◆ **TASK DIRECTIONS**
Set down, exactly as written, the lines from the top of the data to the line that holds "hum_v1 = [45.8, 45.3, 45.8, 45.7, 45.7, 45.8]", and omit the pictures.

________

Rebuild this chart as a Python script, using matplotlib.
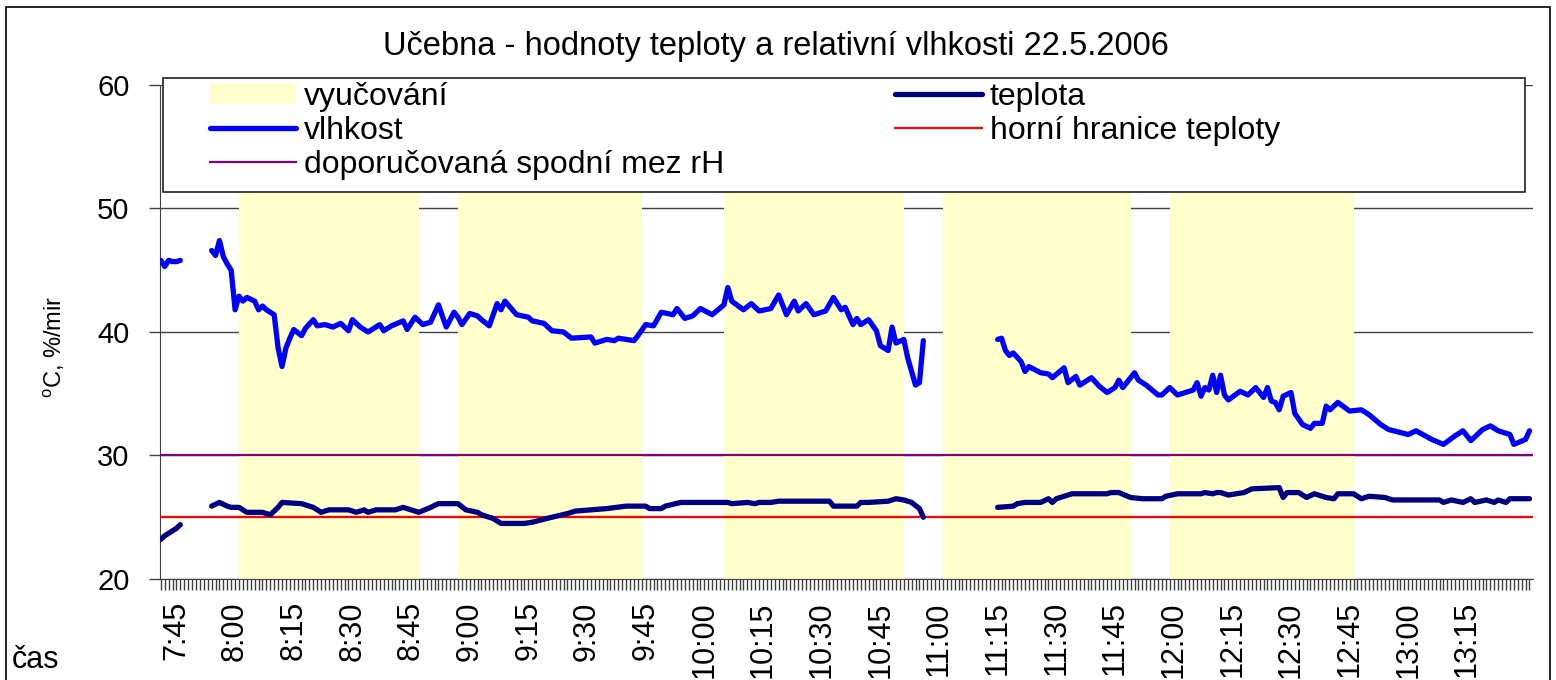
import matplotlib
matplotlib.use("Agg")
import matplotlib.pyplot as plt
from matplotlib.patches import Patch, Rectangle
from matplotlib.lines import Line2D
from matplotlib.ticker import FixedLocator

plt.rcParams['font.family'] = ['Liberation Sans', 'DejaVu Sans']
plt.rcParams['mathtext.fontset'] = 'custom'
plt.rcParams['mathtext.rm'] = 'Liberation Sans'

# vyucovani (lessons)
lesson_start = ["8:01", "8:57", "10:05", "11:01", "11:59"]
lesson_end = ["8:47", "9:44", "10:51", "11:49", "12:46"]

# vlhkost - three measured segments
hum_t1 = ["7:41", "7:42", "7:43", "7:44", "7:45", "7:46"]
hum_v1 = [45.8, 45.3, 45.8, 45.7, 45.7, 45.8]

hum_t2 = ["7:54", "7:55", "7:56", "7:57", "7:58", "7:59", "8:00", "8:01", "8:02", "8:03",
          "8:05", "8:06", "8:07", "8:08", "8:10", "8:11", "8:12", "8:13", "8:14", "8:15",
          "8:17", "8:18", "8:20", "8:21", "8:23", "8:25", "8:27", "8:29", "8:30", "8:32",
          "8:34", "8:37", "8:38", "8:40", "8:43", "8:44", "8:46", "8:48", "8:50", "8:52",
          "8:53", "8:54", "8:56", "8:57", "8:58", "9:00", "9:02", "9:03", "9:05", "9:07",
          "9:08", "9:09", "9:12", "9:15", "9:16", "9:19", "9:21", "9:24", "9:26", "9:31",
          "9:32", "9:35", "9:37", "9:38", "9:42", "9:43", "9:45", "9:47", "9:49", "9:52",
          "9:53", "9:55", "9:57", "9:59", "10:02", "10:05", "10:06", "10:07", "10:10", "10:12",
          "10:14", "10:17", "10:19", "10:21", "10:23", "10:24", "10:26", "10:28", "10:31", "10:33",
          "10:35", "10:36", "10:38", "10:39", "10:40", "10:42", "10:44", "10:45", "10:47", "10:48",
          "10:49", "10:51", "10:52", "10:54", "10:55", "10:56"]
hum_v2 = [46.6, 46.2, 47.4, 46.1, 45.5, 45.0, 41.8, 42.9, 42.5, 42.8,
          42.5, 41.8, 42.1, 41.8, 41.4, 38.7, 37.2, 38.7, 39.5, 40.2,
          39.7, 40.3, 41.0, 40.5, 40.6, 40.4, 40.7, 40.1, 41.0, 40.4,
          40.0, 40.6, 40.1, 40.5, 40.9, 40.2, 41.2, 40.6, 40.8, 42.2,
          41.3, 40.4, 41.6, 41.2, 40.6, 41.5, 41.3, 41.0, 40.5, 42.3,
          41.8, 42.5, 41.4, 41.2, 40.9, 40.7, 40.1, 40.0, 39.5, 39.6,
          39.1, 39.4, 39.3, 39.5, 39.3, 39.7, 40.6, 40.5, 41.6, 41.4,
          41.9, 41.1, 41.3, 41.9, 41.4, 42.2, 43.6, 42.5, 41.8, 42.3,
          41.7, 41.9, 43.0, 41.4, 42.5, 41.7, 42.3, 41.4, 41.7, 42.8,
          41.8, 42.0, 40.6, 41.1, 40.6, 41.0, 40.1, 38.9, 38.5, 40.4,
          39.1, 39.4, 37.9, 35.7, 35.9, 39.3]

hum_t3 = ["11:15", "11:16", "11:17", "11:18", "11:19", "11:21", "11:22", "11:23", "11:26", "11:28",
          "11:29", "11:32", "11:33", "11:35", "11:36", "11:39", "11:41", "11:43", "11:45", "11:46",
          "11:47", "11:50", "11:51", "11:53", "11:56", "11:57", "11:59", "12:01", "12:03", "12:05",
          "12:06", "12:07", "12:08", "12:09", "12:10", "12:11", "12:12", "12:13", "12:14", "12:17",
          "12:19", "12:21", "12:23", "12:24", "12:25", "12:26", "12:27", "12:28", "12:30", "12:31",
          "12:33", "12:35", "12:36", "12:38", "12:39", "12:40", "12:42", "12:45", "12:48", "12:50",
          "12:53", "12:55", "13:00", "13:02", "13:06", "13:09", "13:12", "13:14", "13:16", "13:19",
          "13:21", "13:23", "13:26", "13:27", "13:30", "13:31"]
hum_v3 = [39.4, 39.5, 38.5, 38.1, 38.3, 37.6, 36.8, 37.2, 36.7, 36.6,
          36.3, 37.1, 35.9, 36.4, 35.7, 36.3, 35.6, 35.1, 35.5, 36.1,
          35.5, 36.7, 36.1, 35.7, 34.9, 34.9, 35.5, 34.9, 35.1, 35.3,
          35.9, 34.8, 35.5, 35.3, 36.5, 35.1, 36.5, 34.9, 34.5, 35.2,
          34.9, 35.5, 34.7, 35.5, 34.4, 34.3, 33.7, 34.8, 35.1, 33.4,
          32.5, 32.2, 32.6, 32.6, 34.0, 33.7, 34.3, 33.6, 33.7, 33.3,
          32.5, 32.1, 31.7, 32.0, 31.3, 30.9, 31.6, 32.0, 31.2, 32.1,
          32.4, 32.0, 31.7, 30.9, 31.3, 32.0]

# teplota - three measured segments
tep_t1 = ["7:41", "7:42", "7:43", "7:44", "7:45", "7:46"]
tep_v1 = [23.2, 23.5, 23.7, 23.9, 24.1, 24.4]

tep_t2 = ["7:54", "7:56", "7:58", "7:59", "8:01", "8:03", "8:07", "8:09", "8:11", "8:12",
          "8:17", "8:20", "8:22", "8:24", "8:29", "8:31", "8:33", "8:34", "8:36", "8:41",
          "8:43", "8:47", "8:50", "8:52", "8:57", "8:59", "9:02", "9:03", "9:06", "9:08",
          "9:14", "9:16", "9:21", "9:25", "9:27", "9:35", "9:40", "9:45", "9:46", "9:49",
          "9:50", "9:54", "10:06", "10:07", "10:11", "10:13", "10:14", "10:17", "10:19", "10:32",
          "10:33", "10:39", "10:40", "10:42", "10:47", "10:49", "10:51", "10:53", "10:55", "10:56"]
tep_v2 = [25.9, 26.2, 25.9, 25.8, 25.8, 25.4, 25.4, 25.2, 25.8, 26.2,
          26.1, 25.8, 25.4, 25.6, 25.6, 25.4, 25.6, 25.4, 25.6, 25.6,
          25.8, 25.4, 25.8, 26.1, 26.1, 25.6, 25.4, 25.2, 24.9, 24.5,
          24.5, 24.6, 25.0, 25.3, 25.5, 25.7, 25.9, 25.9, 25.7, 25.7,
          25.9, 26.2, 26.2, 26.1, 26.2, 26.1, 26.2, 26.2, 26.3, 26.3,
          25.9, 25.9, 26.2, 26.2, 26.3, 26.5, 26.4, 26.2, 25.7, 25.0]

tep_t3 = ["11:15", "11:19", "11:20", "11:22", "11:26", "11:28", "11:29", "11:30", "11:34", "11:43",
          "11:44", "11:46", "11:49", "11:52", "11:57", "11:58", "12:01", "12:07", "12:08", "12:10",
          "12:11", "12:12", "12:14", "12:18", "12:20", "12:27", "12:28", "12:29", "12:32", "12:34",
          "12:36", "12:39", "12:41", "12:42", "12:46", "12:48", "12:50", "12:54", "12:56", "13:08",
          "13:09", "13:11", "13:14", "13:16", "13:17", "13:20", "13:22", "13:23", "13:25", "13:26",
          "13:31"]
tep_v3 = [25.8, 25.9, 26.1, 26.2, 26.2, 26.5, 26.2, 26.5, 26.9, 26.9,
          27.0, 27.0, 26.6, 26.5, 26.5, 26.7, 26.9, 26.9, 27.0, 26.9,
          27.0, 27.0, 26.8, 27.0, 27.3, 27.4, 26.6, 27.0, 27.0, 26.6,
          26.9, 26.6, 26.5, 26.9, 26.9, 26.5, 26.7, 26.6, 26.4, 26.4,
          26.2, 26.4, 26.2, 26.5, 26.2, 26.4, 26.2, 26.4, 26.2, 26.5,
          26.5]

horni_hranice = 25
spodni_mez_rh = 30

tick_times = ["7:45", "8:00", "8:15", "8:30", "8:45", "9:00", "9:15", "9:30", "9:45", "10:00",
              "10:15", "10:30", "10:45", "11:00", "11:15", "11:30", "11:45", "12:00", "12:15",
              "12:30", "12:45", "13:00", "13:15"]


def mins(t):
    h, m = t.split(':')
    return int(h) * 60 + int(m)


def to_x(times):
    return [mins(t) for t in times]


W, H = 1556, 680
fig = plt.figure(figsize=(W / 100, H / 100), dpi=100)
ax = fig.add_axes([160 / W, 1 - 579 / H, (1533 - 160) / W, (579 - 85) / H])

# vyucovani - bands
for s, e in zip(lesson_start, lesson_end):
    ax.axvspan(mins(s), mins(e), color='#FFFFCC', lw=0, zorder=1)

ax.axhline(horni_hranice, color='#FF0000', lw=1.6, zorder=3)
ax.axhline(spodni_mez_rh, color='#800080', lw=1.6, zorder=3)

for tt, vv in [(hum_t1, hum_v1), (hum_t2, hum_v2), (hum_t3, hum_v3)]:
    ax.plot(to_x(tt), vv, color='#0000FF', lw=3.8, zorder=4,
            solid_joinstyle='round', solid_capstyle='round')
for tt, vv in [(tep_t1, tep_v1), (tep_t2, tep_v2), (tep_t3, tep_v3)]:
    ax.plot(to_x(tt), vv, color='#000080', lw=3.8, zorder=4,
            solid_joinstyle='round', solid_capstyle='round')

ax.set_xlim(460.8, 811.9)
ax.set_ylim(20, 60)
ax.set_yticks([20, 30, 40, 50, 60])
ax.set_axisbelow(True)
ax.yaxis.grid(True, color='#404040', lw=1)

ax.xaxis.set_major_locator(FixedLocator(to_x(tick_times)))
ax.set_xticklabels(tick_times, rotation=90)
ax.xaxis.set_minor_locator(FixedLocator(list(range(461, 812))))
ax.tick_params(axis='x', which='both', length=8, width=1, color='#404040', pad=8, labelsize=22)
ax.tick_params(axis='y', length=8, width=1, color='#404040', pad=14, labelsize=21)

for sp in ['top', 'right']:
    ax.spines[sp].set_visible(False)
ax.spines['left'].set_color('#404040')
ax.spines['bottom'].set_color('#404040')

ax.set_ylabel(r'$^{\mathrm{o}}$C, %/mir', fontsize=17)
ax.yaxis.set_label_coords(-0.068, 0.47)

# legend box
box = Rectangle((163 / W, 1 - 192 / H), (1525 - 163) / W, (192 - 78) / H,
                transform=fig.transFigure, facecolor='white', edgecolor='#202020',
                lw=1.2, zorder=4.5, clip_on=False)
ax.add_patch(box)

handles = [Patch(facecolor='#FFFFCC', edgecolor='none'),
           Line2D([], [], color='#0000FF', lw=3.8, solid_capstyle='round'),
           Line2D([], [], color='#800080', lw=1.6),
           Line2D([], [], color='#000080', lw=3.8, solid_capstyle='round'),
           Line2D([], [], color='#FF0000', lw=1.6)]
labels = ['vyučování', 'vlhkost', 'doporučovaná spodní mez rH', 'teplota', 'horní hranice teploty']
leg = ax.legend(handles, labels, ncol=2, loc='upper left', frameon=False,
                bbox_to_anchor=(210 / W, 1 - 82 / H), bbox_transform=fig.transFigure,
                borderaxespad=0, borderpad=0, fontsize=23, handlelength=2.7,
                handleheight=0.6, handletextpad=0.25, labelspacing=0.12, columnspacing=5.35)
leg.set_zorder(5)

fig.text(776 / W, 1 - 55 / H, 'Učebna - hodnoty teploty a relativní vlhkosti 22.5.2006',
         ha='center', va='baseline', fontsize=23.5)
fig.text(12 / W, 1 - 668 / H, 'čas', ha='left', va='baseline', fontsize=22)

# outer chart frame
fig.patches.append(Rectangle((6 / W, -0.02), (1550 - 6) / W, 1 - 7 / H + 0.02,
                             transform=fig.transFigure, fill=False, edgecolor='black', lw=1.2))

fig.savefig('out.png', dpi=100)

________

◆ **RESULT FOR THIS EXERCISE**
Rebuild this chart as a Python script, using matplotlib.
import matplotlib
matplotlib.use("Agg")
import matplotlib.pyplot as plt
from matplotlib.patches import Patch, Rectangle
from matplotlib.lines import Line2D
from matplotlib.ticker import FixedLocator

plt.rcParams['font.family'] = ['Liberation Sans', 'DejaVu Sans']
plt.rcParams['mathtext.fontset'] = 'custom'
plt.rcParams['mathtext.rm'] = 'Liberation Sans'

# vyucovani (lessons)
lesson_start = ["8:01", "8:57", "10:05", "11:01", "11:59"]
lesson_end = ["8:47", "9:44", "10:51", "11:49", "12:46"]

# vlhkost - three measured segments
hum_t1 = ["7:41", "7:42", "7:43", "7:44", "7:45", "7:46"]
hum_v1 = [45.8, 45.3, 45.8, 45.7, 45.7, 45.8]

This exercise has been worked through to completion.